I’m cheating a little here as this particular Jerusalem artichoke isn’t in my garden – though it soon will be.

It’s growing, a little overenthusiastically, in one of the gardens I look after. So far it’s filled a whole corner of the sizeable veg patch and is doing a Great Escape style bid for freedom by tunnelling under the fence to pop up in the lawn on the other side.

Jerusalem artichokes are not for the faint-hearted. Or those of a delicate disposition. There can be few vegetables quite so irrepressible: they spread like weeds, and they’re eight feet tall so there’s no ignoring them. And they make you fart like a trooper.

So why, in the name of all that’s polite, would you ever consider growing them? Let alone – as I’m doing – swiping a few (with permission, of course) to plant in your own garden?

Because they’re one of the easiest, tastiest and most generous vegetables you’ll ever grow, that’s why. Jerusalem artichokes are that rare thing, a genuinely year-round crop you can harvest as much as you like, any day you like, from Christmas Day to the summer solstice and back again. And you never, ever have to re-sow it: once you have it, like dimples or an inability to stay calm in the face of apostrophe misuse, you have it for life.

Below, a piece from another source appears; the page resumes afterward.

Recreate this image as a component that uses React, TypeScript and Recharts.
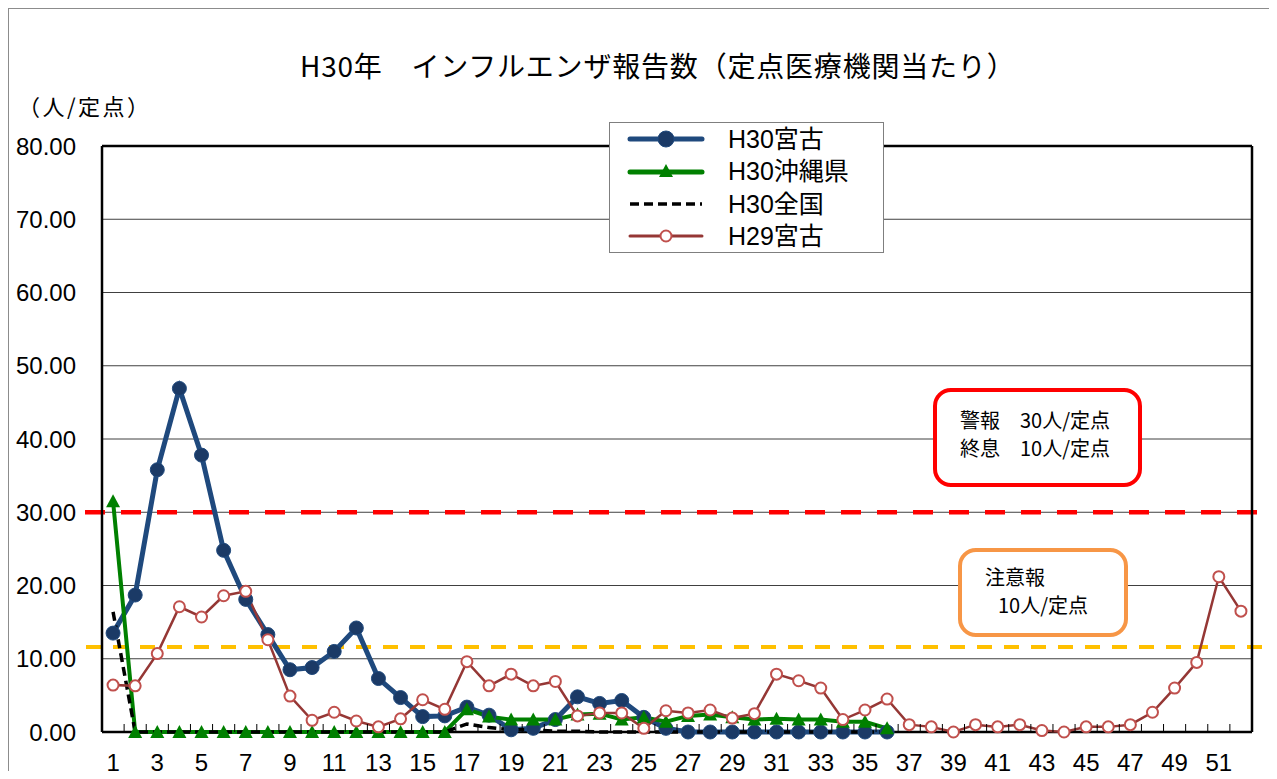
import React from 'react';
import {
  LineChart,
  Line,
  XAxis,
  YAxis,
  CartesianGrid,
  ReferenceLine,
  Legend,
} from 'recharts';

// weeks 1..52
const weeks = [
  '1', '2', '3', '4', '5', '6', '7', '8', '9', '10',
  '11', '12', '13', '14', '15', '16', '17', '18', '19', '20',
  '21', '22', '23', '24', '25', '26', '27', '28', '29', '30',
  '31', '32', '33', '34', '35', '36', '37', '38', '39', '40',
  '41', '42', '43', '44', '45', '46', '47', '48', '49', '50',
  '51', '52',
];

// H30 series stop at week 36
const miyakoH30 = [
  13.5, 18.7, 35.8, 46.9, 37.8, 24.8, 18.1, 13.3, 8.5, 8.8,
  11.0, 14.2, 7.3, 4.7, 2.1, 2.2, 3.4, 2.3, 0.3, 0.5,
  1.7, 4.8, 3.9, 4.3, 2.0, 0.5, 0, 0, 0, 0,
  0, 0, 0, 0, 0, 0,
];

const okinawaH30 = [
  31.5, 0, 0, 0, 0, 0, 0, 0, 0, 0,
  0, 0, 0, 0, 0, 0, 3.1, 2.1, 1.7, 1.7,
  1.7, 2.4, 2.5, 1.7, 2.0, 1.4, 2.2, 2.4, 2.0, 1.7,
  1.8, 1.7, 1.7, 1.4, 1.4, 0.5,
];

const nationalH30 = [
  16.4, 0, 0, 0, 0, 0, 0, 0, 0, 0,
  0, 0, 0, 0, 0, 0, 1.1, 0.6, 0.3, 0.3,
  0.1, 0.1, 0, 0, 0, 0, 0, 0, 0, 0,
  0, 0, 0, 0, 0, 0,
];

const miyakoH29 = [
  6.4, 6.3, 10.7, 17.1, 15.7, 18.6, 19.2, 12.6, 4.9, 1.6,
  2.7, 1.5, 0.7, 1.8, 4.4, 3.1, 9.6, 6.3, 7.9, 6.3,
  6.9, 2.2, 2.6, 2.6, 0.5, 2.9, 2.6, 3.0, 1.9, 2.5,
  7.9, 7.0, 6.0, 1.7, 3.0, 4.5, 1.0, 0.7, 0.0, 1.0,
  0.7, 1.0, 0.2, 0.0, 0.7, 0.7, 1.0, 2.7, 6.0, 9.5,
  21.2, 16.5,
];

const yTicks = [0, 10, 20, 30, 40, 50, 60, 70, 80];
const yMax = 80;
const alarmLevel = 30;
const advisoryLevel = 11.6;

const data = weeks.map((week, i) => ({
  week,
  miyakoH30: miyakoH30[i] ?? null,
  okinawaH30: okinawaH30[i] ?? null,
  nationalH30: nationalH30[i] ?? null,
  miyakoH29: miyakoH29[i] ?? null,
}));

const CHART_W = 1262;
const CHART_H = 769;
const MARGIN = { top: 137, right: 18, bottom: 0, left: 0 };
const Y_AXIS_W = 93;
const FRAME_AXIS_W = 1;
const X_AXIS_H = 46;
const PLOT_W = CHART_W - Y_AXIS_W - FRAME_AXIS_W - MARGIN.right;
const HALF_BAND = PLOT_W / weeks.length / 2;
const X_TICK_MARGIN = 22;

const LATIN = "'Liberation Sans', 'Noto Sans CJK JP', sans-serif";
const JP = "'Noto Sans CJK JP', 'Liberation Sans', sans-serif";

const BLUE = '#1F497D';
const GREEN = '#008000';
const BROWN = '#953735';
const BROWN_MARK = '#C0504D';
const FRAME = { stroke: '#000', strokeWidth: 2.5 };

// week label on odd weeks, small inward tick at each week boundary
const WeekTick = (props: any) => {
  const { x, y, payload, index } = props;
  const axisY = y - X_TICK_MARGIN;
  return (
    <g>
      {index < weeks.length - 1 && (
        <line
          x1={x + HALF_BAND}
          x2={x + HALF_BAND}
          y1={axisY}
          y2={axisY - 8}
          stroke="#000"
          strokeWidth={1}
        />
      )}
      {index % 2 === 0 && (
        <text
          x={x}
          y={y}
          dy="0.71em"
          textAnchor="middle"
          fontSize={24}
          fontFamily={LATIN}
          fill="#000"
        >
          {payload.value}
        </text>
      )}
    </g>
  );
};

const TriangleDot = (props: any) => {
  const { cx, cy, value, index } = props;
  if (cx == null || cy == null || value == null) return <g key={index} />;
  return (
    <path
      key={index}
      d={`M${cx},${cy - 7} L${cx + 7},${cy + 6} L${cx - 7},${cy + 6} Z`}
      fill={GREEN}
    />
  );
};

const extendedLine =
  (color: string, width: number, dash: string, extL: number, extR: number) =>
  (props: any) => (
    <line
      x1={props.x1 - extL}
      y1={props.y1}
      x2={props.x2 + extR}
      y2={props.y2}
      stroke={color}
      strokeWidth={width}
      strokeDasharray={dash}
    />
  );

const legendRows = [
  { name: 'H30宮古', kind: 'blue' },
  { name: 'H30沖縄県', kind: 'green' },
  { name: 'H30全国', kind: 'black' },
  { name: 'H29宮古', kind: 'brown' },
];

const LegendSample = ({ kind }: { kind: string }) => (
  <svg width={80} height={33} style={{ display: 'block' }}>
    {kind === 'blue' && (
      <>
        <line x1={4} x2={76} y1={16} y2={16} stroke={BLUE} strokeWidth={5} strokeLinecap="round" />
        <circle cx={40} cy={16} r={8} fill="#1B3A66" stroke={BLUE} />
      </>
    )}
    {kind === 'green' && (
      <>
        <line x1={4} x2={76} y1={17} y2={17} stroke={GREEN} strokeWidth={5} strokeLinecap="round" />
        <path d="M40,9 L47,22 L33,22 Z" fill={GREEN} />
      </>
    )}
    {kind === 'black' && (
      <line x1={4} x2={76} y1={16} y2={16} stroke="#000" strokeWidth={3.5} strokeDasharray="9 5" />
    )}
    {kind === 'brown' && (
      <>
        <line x1={4} x2={76} y1={16} y2={16} stroke={BROWN} strokeWidth={3} strokeLinecap="round" />
        <circle cx={40} cy={16} r={5.5} fill="#fff" stroke={BROWN_MARK} strokeWidth={2} />
      </>
    )}
  </svg>
);

const LegendBox = () => (
  <div
    style={{
      boxSizing: 'border-box',
      width: 275,
      height: 131,
      border: '1px solid #7f7f7f',
      background: '#fff',
      fontFamily: LATIN,
      fontSize: 25,
      color: '#000',
    }}
  >
    {legendRows.map((r) => (
      <div key={r.name} style={{ display: 'flex', alignItems: 'center', height: 32.5 }}>
        <div style={{ marginLeft: 16, width: 80 }}>
          <LegendSample kind={r.kind} />
        </div>
        <div style={{ marginLeft: 22, lineHeight: '33px' }}>{r.name}</div>
      </div>
    ))}
  </div>
);

const noteText: React.CSSProperties = {
  fontFamily: JP,
  fontSize: 20,
  lineHeight: '28px',
  color: '#000',
  whiteSpace: 'pre',
};

export default function App() {
  return (
    <div
      style={{
        position: 'relative',
        width: CHART_W,
        height: CHART_H,
        borderTop: '1px solid #8c8c8c',
        borderLeft: '1px solid #8c8c8c',
        borderRight: '1px solid #8c8c8c',
        marginBottom: -7,
        background: '#fff',
      }}
    >
      <div
        style={{
          position: 'absolute',
          left: 291,
          top: 42,
          fontFamily: JP,
          fontSize: 28,
          letterSpacing: 0.8,
          lineHeight: '28px',
          whiteSpace: 'pre',
          color: '#000',
        }}
      >
        H30年　インフルエンザ報告数（定点医療機関当たり）
      </div>
      <div
        style={{
          position: 'absolute',
          left: 9,
          top: 84,
          fontFamily: JP,
          fontSize: 22,
          letterSpacing: 2.5,
          lineHeight: '24px',
          color: '#000',
        }}
      >
        （人/定点）
      </div>

      <LineChart width={CHART_W} height={CHART_H} data={data} margin={MARGIN}>
        <CartesianGrid horizontal vertical={false} stroke="#404040" strokeWidth={1} />
        <XAxis
          dataKey="week"
          interval={0}
          height={X_AXIS_H}
          padding={{ left: HALF_BAND, right: HALF_BAND }}
          axisLine={false}
          tickLine={false}
          tickSize={0}
          tickMargin={X_TICK_MARGIN}
          tick={<WeekTick />}
        />
        <YAxis
          width={Y_AXIS_W}
          domain={[0, yMax]}
          ticks={yTicks}
          interval={0}
          axisLine={FRAME}
          tickLine={false}
          tickSize={0}
          tickMargin={26}
          tickFormatter={(v: number) => v.toFixed(2)}
          tick={{ fontSize: 24, fontFamily: LATIN, fill: '#000' }}
        />
        <YAxis
          yAxisId="frame"
          orientation="right"
          width={FRAME_AXIS_W}
          domain={[0, yMax]}
          axisLine={FRAME}
          tick={false}
          tickLine={false}
        />
        <ReferenceLine y={yMax} {...FRAME} />
        <ReferenceLine y={0} {...FRAME} />
        <ReferenceLine
          y={alarmLevel}
          shape={extendedLine('#FF0000', 4.5, '20 16', 17, 12)}
        />
        <ReferenceLine
          y={advisoryLevel}
          shape={extendedLine('#FFC000', 4, '15 12', 16, 30)}
        />
        <Legend
          layout="vertical"
          align="center"
          verticalAlign="middle"
          content={() => <LegendBox />}
          wrapperStyle={{ left: 600, top: 113, width: 275, height: 131 }}
        />
        <Line
          type="linear"
          dataKey="miyakoH30"
          name="H30宮古"
          stroke={BLUE}
          strokeWidth={5}
          dot={{ r: 7, fill: '#1B3A66', stroke: BLUE, strokeWidth: 1 }}
          activeDot={false}
          isAnimationActive={false}
        />
        <Line
          type="linear"
          dataKey="okinawaH30"
          name="H30沖縄県"
          stroke={GREEN}
          strokeWidth={4}
          dot={<TriangleDot />}
          activeDot={false}
          isAnimationActive={false}
        />
        <Line
          type="linear"
          dataKey="nationalH30"
          name="H30全国"
          stroke="#000"
          strokeWidth={3.5}
          strokeDasharray="9 5"
          dot={false}
          activeDot={false}
          isAnimationActive={false}
        />
        <Line
          type="linear"
          dataKey="miyakoH29"
          name="H29宮古"
          stroke={BROWN}
          strokeWidth={2.5}
          dot={{ r: 5.5, fill: '#fff', stroke: BROWN_MARK, strokeWidth: 2 }}
          activeDot={false}
          isAnimationActive={false}
        />
      </LineChart>

      <div
        style={{
          position: 'absolute',
          left: 924,
          top: 379,
          width: 209,
          height: 99,
          boxSizing: 'border-box',
          border: '4px solid #FF0000',
          borderRadius: 18,
          background: '#fff',
          paddingLeft: 23,
          paddingTop: 14,
        }}
      >
        <div style={noteText}>警報　30人/定点</div>
        <div style={noteText}>終息　10人/定点</div>
      </div>

      <div
        style={{
          position: 'absolute',
          left: 949,
          top: 539,
          width: 170,
          height: 89,
          boxSizing: 'border-box',
          border: '4px solid #F79646',
          borderRadius: 18,
          background: '#fff',
          paddingLeft: 23,
          paddingTop: 11,
        }}
      >
        <div style={noteText}>注意報</div>
        <div style={{ ...noteText, paddingLeft: 13 }}>10人/定点</div>
      </div>
    </div>
  );
}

The knobbly tubers stay underground like so much buried treasure (albeit rather muddy treasure) waiting amiably for you to come along and dig it up: no need to store, no need to worry about it turning woody or slug munched if you leave it in the ground too long. Forget to harvest and they just multiply some more. I don’t think there’s any other vegetable so easy to grow.

The only bit of maintenance you need to do: chop dead stems down to the ground in winter - though remember to mark where the treasure is buried!

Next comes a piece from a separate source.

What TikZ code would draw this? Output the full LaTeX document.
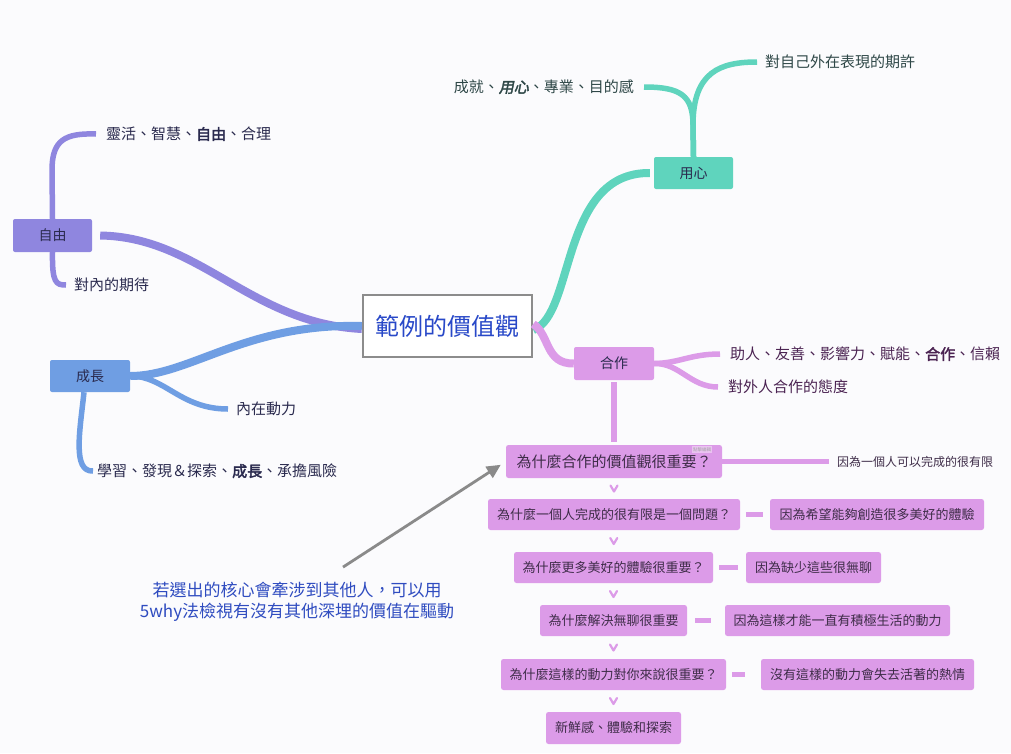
\documentclass[tikz,border=0pt]{standalone}
\usepackage{fontspec}
\setmainfont[AutoFakeBold=2.5,AutoFakeSlant=0.2]{Noto Sans CJK TC}
\usetikzlibrary{arrows.meta}
\definecolor{bgc}{HTML}{FBFBFD}
\definecolor{tealc}{HTML}{5FD4BD}
\definecolor{purpc}{HTML}{8F86DF}
\definecolor{bluec}{HTML}{6F9EE3}
\definecolor{pinkc}{HTML}{DC9BE8}
\definecolor{grayb}{HTML}{8C8C8C}
\definecolor{cblue}{HTML}{2848C8}
\definecolor{noteblue}{HTML}{2F4CC0}
\definecolor{navy}{HTML}{2A2A4E}
\definecolor{tealtext}{HTML}{2E4747}
\definecolor{pinktext}{HTML}{4B2352}
\definecolor{boxtext}{HTML}{3E2C48}
\definecolor{arrowgray}{HTML}{8A8A8A}
\tikzset{
  chev/.pic={\draw[pinkc, line width=2.2pt, line cap=round, line join=round] (-3.5,-3) -- (0,3) -- (3.5,-3);},
}
\begin{document}
\begin{tikzpicture}[x=1pt,y=-1pt,
  mainbox/.style={draw=grayb, line width=2.5pt, fill=white, minimum width=169pt, minimum height=62pt, inner sep=0pt, font=\fontsize{24}{27}\selectfont, text=cblue},
  topic/.style={rounded corners=2pt, inner sep=0pt, minimum height=33pt, minimum width=80pt, font=\fontsize{14}{16}\selectfont, text=navy},
  qbox/.style={fill=pinkc, rounded corners=2.5pt, inner sep=0pt, minimum height=31pt, font=\fontsize{13}{15}\selectfont, text=boxtext},
  lab/.style={inner sep=0pt, font=\fontsize{15}{18}\selectfont},
  branch/.style={line width=8pt},
  subbranch/.style={line width=5.5pt},
  bar/.style={pinkc, line width=4.5pt},
]
\fill[bgc] (0,0) rectangle (1011,753);
\useasboundingbox (0,0) rectangle (1011,753);

% nodes
\node[mainbox] (c) at (447.5,326) {範例的價值觀};
\node[topic, fill=tealc, minimum width=79pt, minimum height=32pt] (yx) at (693.5,173) {用心};
\node[topic, fill=purpc, minimum width=79pt] (zy) at (52.5,235.5) {自由};
\node[topic, fill=bluec, minimum width=80pt, minimum height=32pt] (cz) at (90,376) {成長};
\node[topic, fill=pinkc, minimum width=80pt] (hz) at (614,363.5) {合作};

\node[lab, text=navy, anchor=west] (lz1) at (106,134) {靈活、智慧、\textbf{自由}、合理};
\node[lab, text=navy, anchor=west] (lz2) at (74,285) {對內的期待};
\node[lab, text=navy, anchor=west] (lc1) at (236,409) {內在動力};
\node[lab, text=navy, anchor=west] (lc2) at (97,471) {學習、發現＆探索、\textbf{成長}、承擔風險};
\node[lab, text=tealtext, anchor=east] (ly1) at (634,87) {成就、\textbf{\itshape 用心}、專業、目的感};
\node[lab, text=tealtext, anchor=west] (ly2) at (765,62) {對自己外在表現的期許};
\node[lab, text=pinktext, anchor=west] (lh1) at (730,354) {助人、友善、影響力、賦能、\textbf{合作}、信賴};
\node[lab, text=pinktext, anchor=west] (lh2) at (728,387) {對外人合作的態度};

\node[qbox, minimum width=216pt, minimum height=33pt, font=\fontsize{15}{17}\selectfont] (q1) at (614,461.5) {為什麼合作的價值觀很重要？};
\node[inner sep=0pt, font=\fontsize{12}{14}\selectfont, text=boxtext, anchor=west] (a1) at (837,461.5) {因為一個人可以完成的很有限};
\node[qbox, minimum width=252pt] (q2) at (614,514.5) {為什麼一個人完成的很有限是一個問題？};
\node[qbox, minimum width=214pt] (a2) at (877,514.5) {因為希望能夠創造很多美好的體驗};
\node[qbox, minimum width=199pt] (q3) at (613.5,567.5) {為什麼更多美好的體驗很重要？};
\node[qbox, minimum width=135pt] (a3) at (813.5,567.5) {因為缺少這些很無聊};
\node[qbox, minimum width=147pt] (q4) at (613.5,620.5) {為什麼解決無聊很重要};
\node[qbox, minimum width=225pt] (a4) at (837.5,620.5) {因為這樣才能一直有積極生活的動力};
\node[qbox, minimum width=225pt] (q5) at (613.5,674.5) {為什麼這樣的動力對你來說很重要？};
\node[qbox, minimum width=213pt] (a5) at (867.5,674.5) {沒有這樣的動力會失去活著的熱情};
\node[qbox, minimum width=135pt, minimum height=32pt] (q6) at (613.5,728) {新鮮感、體驗和探索};

\node[fill=pinkc!60!white, text=gray!70, inner sep=1pt, font=\fontsize{4.5}{5}\selectfont] (tag) at (702,449.5) {點擊編輯};

\node[align=center, text=noteblue, font=\fontsize{17}{21}\selectfont, inner sep=0pt] (note) at (297,602)
  {若選出的核心會牽涉到其他人，可以用\\5why法檢視有沒有其他深埋的價值在驅動};

% main branches
\draw[purpc, branch] ([yshift=-3pt]c.west) .. controls (250,323) and (200,237) .. ([xshift=8pt]zy.east);
\draw[bluec, branch] ([yshift=0pt]c.west) .. controls (245,323) and (190,376) .. ([xshift=0pt]cz.east);
\draw[tealc, branch] ([yshift=-4pt]c.east) .. controls (575,315) and (560,172) .. ([xshift=-4pt]yx.west);
\draw[pinkc, branch] ([yshift=2pt]c.east) .. controls (550,335) and (545,364) .. (hz.west);

% sub branches
\draw[purpc, subbranch] (zy.north) -- (52,170) .. controls (52,140) and (65,133) .. ([xshift=-10pt]lz1.west);
\draw[purpc, subbranch] (zy.south) .. controls (52,283) and (56,285) .. ([xshift=-8pt]lz2.west);
\draw[bluec, subbranch] (cz.east) .. controls (165,376) and (180,409) .. ([xshift=-8pt]lc1.west);
\draw[bluec, subbranch] ([xshift=-6pt]cz.south) .. controls (80,430) and (72,472) .. ([xshift=-4pt]lc2.west);
\draw[tealc, subbranch] (yx.north) -- (693,125) .. controls (693,95) and (680,87) .. ([xshift=10pt]ly1.east);
\draw[tealc, subbranch] (yx.north) -- (693,125) .. controls (693,72) and (720,62) .. ([xshift=-8pt]ly2.west);
\draw[pinkc, subbranch] (hz.east) .. controls (680,363) and (690,354) .. ([xshift=-10pt]lh1.west);
\draw[pinkc, subbranch] (hz.east) .. controls (680,363) and (690,387) .. ([xshift=-10pt]lh2.west);
\draw[pinkc, line width=6pt, shorten <=2pt, shorten >=3pt] (hz.south) -- (q1.north);
\draw[pinkc, line width=5pt, shorten >=8pt] (q1.east) -- (a1.west);

% why chain
\path (q1.south) -- (q2.north) pic[pos=0.5]{chev};
\path (q2.south) -- (q3.north) pic[pos=0.5]{chev};
\path (q3.south) -- (q4.north) pic[pos=0.5]{chev};
\path (q4.south) -- (q5.north) pic[pos=0.5]{chev};
\path (q5.south) -- (q6.north) pic[pos=0.5]{chev};
\draw[bar, shorten <=6pt, shorten >=7pt] (q2.east) -- (a2.west);
\draw[bar, shorten <=6pt, shorten >=8pt] (q3.east) -- (a3.west);
\draw[bar, shorten <=8pt, shorten >=14pt] (q4.east) -- (a4.west);
\draw[bar, shorten <=6pt, shorten >=16pt] (q5.east) -- (a5.west);

% annotation arrow
\draw[arrowgray, line width=2.8pt, shorten >=6pt, -{Triangle[length=14pt,width=13pt]}] ([shift={(46,-15)}]note.north) -- (q1.west);
\end{tikzpicture}
\end{document}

You do need a bit of space, of course: these are giant plants, as you’d expect from close relatives of the sunflower. The stems hit a clear 8ft tall at full height, sturdy enough to act as a windbreak (Jerusalem artichokes make excellent shelter belts for windy allotments) and topped in late summer with cheery smallish sunflowers. Incidentally, the name Jerusalem has nothing to do with the capital of Israel: it’s actually a corruption of the word ‘girasole’, the French for sunflower.

Mind you, anything less like an artichoke of the globe kind is hard to imagine. Jerusalem artichokes are all lumpen Gabriel Oak to globe artichokes’ effortlessly elegant Bathsheba (Alan Bates, Julie Christie, 1967 – never bettered, if you ask me).

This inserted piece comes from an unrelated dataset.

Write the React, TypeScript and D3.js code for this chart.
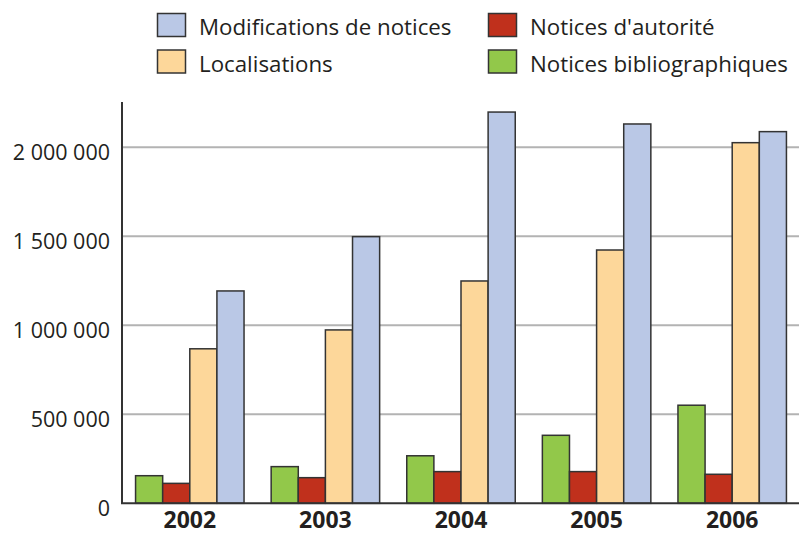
import React from "react";
import * as d3 from "d3";

const years = ["2002", "2003", "2004", "2005", "2006"];
const seriesNames = ["Notices bibliographiques", "Notices d'autorité", "Localisations", "Modifications de notices"];
const bibliographiques = [155000, 206000, 267000, 382000, 551000];
const autorite = [112000, 144000, 178000, 178000, 163000];
const localisations = [868000, 974000, 1249000, 1423000, 2026000];
const modifications = [1193000, 1498000, 2198000, 2131000, 2088000];
const colors = ["#92C84A", "#C0301C", "#FDD79A", "#BAC8E6"];
const yTicks = [0, 500000, 1000000, 1500000, 2000000];

const W = 799;
const H = 535;
const FONT = "'Open Sans', 'Noto Sans', sans-serif";

export default function App() {
  const series = [bibliographiques, autorite, localisations, modifications];
  const x0 = d3.scaleBand<string>().domain(years).range([122, 800]).paddingInner(0.2).paddingOuter(0.1);
  const x1 = d3.scaleBand<number>().domain([0, 1, 2, 3]).range([0, x0.bandwidth()]);
  const y = d3.scaleLinear().domain([0, 2250000]).range([503.3, 102.8]);
  const fmt = (v: number) => d3.format(",")(v).replace(/,/g, " ");

  const legend = [
    { name: seriesNames[3], color: colors[3], x: 157.5, y: 13.5 },
    { name: seriesNames[2], color: colors[2], x: 157.5, y: 50 },
    { name: seriesNames[1], color: colors[1], x: 488.5, y: 13.5 },
    { name: seriesNames[0], color: colors[0], x: 488.5, y: 50 },
  ];

  return (
    <svg width={W} height={H} style={{ position: "absolute", left: 0, top: 0, background: "#fff" }}>
      {yTicks.slice(1).map((t) => (
        <line key={t} x1={122} x2={W} y1={y(t)} y2={y(t)} stroke="#b3b3b3" strokeWidth={2} />
      ))}
      {years.map((yr, i) => (
        <g key={yr} transform={`translate(${x0(yr)},0)`}>
          {series.map((s, j) => (
            <rect
              key={j}
              x={x1(j)}
              y={y(s[i])}
              width={x1.bandwidth()}
              height={y(0) - y(s[i])}
              fill={colors[j]}
              stroke="#333"
              strokeWidth={1.5}
            />
          ))}
        </g>
      ))}
      <line x1={122} x2={122} y1={102} y2={y(0)} stroke="#333" strokeWidth={2} />
      <line x1={121} x2={W} y1={y(0)} y2={y(0)} stroke="#333" strokeWidth={2} />
      {yTicks.map((t) => (
        <text key={t} x={110} y={y(t) + 12.5} textAnchor="end" fontFamily={FONT} fontSize={21.5} fill="#231f20">
          {fmt(t)}
        </text>
      ))}
      {years.map((yr) => (
        <text
          key={yr}
          x={(x0(yr) as number) + x0.bandwidth() / 2}
          y={528}
          textAnchor="middle"
          fontFamily={FONT}
          fontSize={23}
          fontWeight="bold"
          fill="#231f20"
        >
          {yr}
        </text>
      ))}
      {legend.map((l) => (
        <g key={l.name}>
          <rect x={l.x} y={l.y} width={28} height={23} fill={l.color} stroke="#333" strokeWidth={1.5} />
          <text x={l.x + 41.5} y={l.y + 21.5} fontFamily={FONT} fontSize={22.3} fill="#231f20">
            {l.name}
          </text>
        </g>
      ))}
    </svg>
  );
}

They’re muddy, knobbly, ugly – a bit like potatoes, though not so pretty. The variety ‘Fuseau’ is the one you’re most likely to find, described as ‘smooth skinned’ – though it’s all relative, I suppose. It looks just as knobbly as the rest to me. There are red-skinned varieties like ‘Gerard’, and a shorter variety – to about 4ft tall – called ‘Dwarf Sunray’, though I’ve never found it in the UK. In the US, where Jerusalem artichokes (known there as sunchokes) are far more widely grown than here, there are about 70 different varieties to choose from – about time a few of them made it across the pond, if you ask me.

Anyway, the artichoke connection probably comes mainly from their flavour – more than a little reminiscent of their infinitely more sophisticated relatives. And if you’re going for an artichoke flavour I’d far rather peel a Jerusalem artichoke tuber (tip: parboil first, then rub the skins off with your fingers) than fiddle about descaling a thistle.

The flavour is particularly good, too – in fact I’d say that along with the pretty sunflowers it’s the reason everyone should give a corner of the garden (and a little bit more, if they’re not careful) to Jerusalem artichokes.

Cook them into a soup with leeks, potatoes, onions and a good stock; roast them whole in hot fat, like roast potatoes, and mash them up (half and half with spuds works well). Or cut into pieces and fry them with bacon, then toss into a warm salad…. mmmm. Just make sure you’re in forgiving company when you serve them up, as the after-effects are for impolite society only.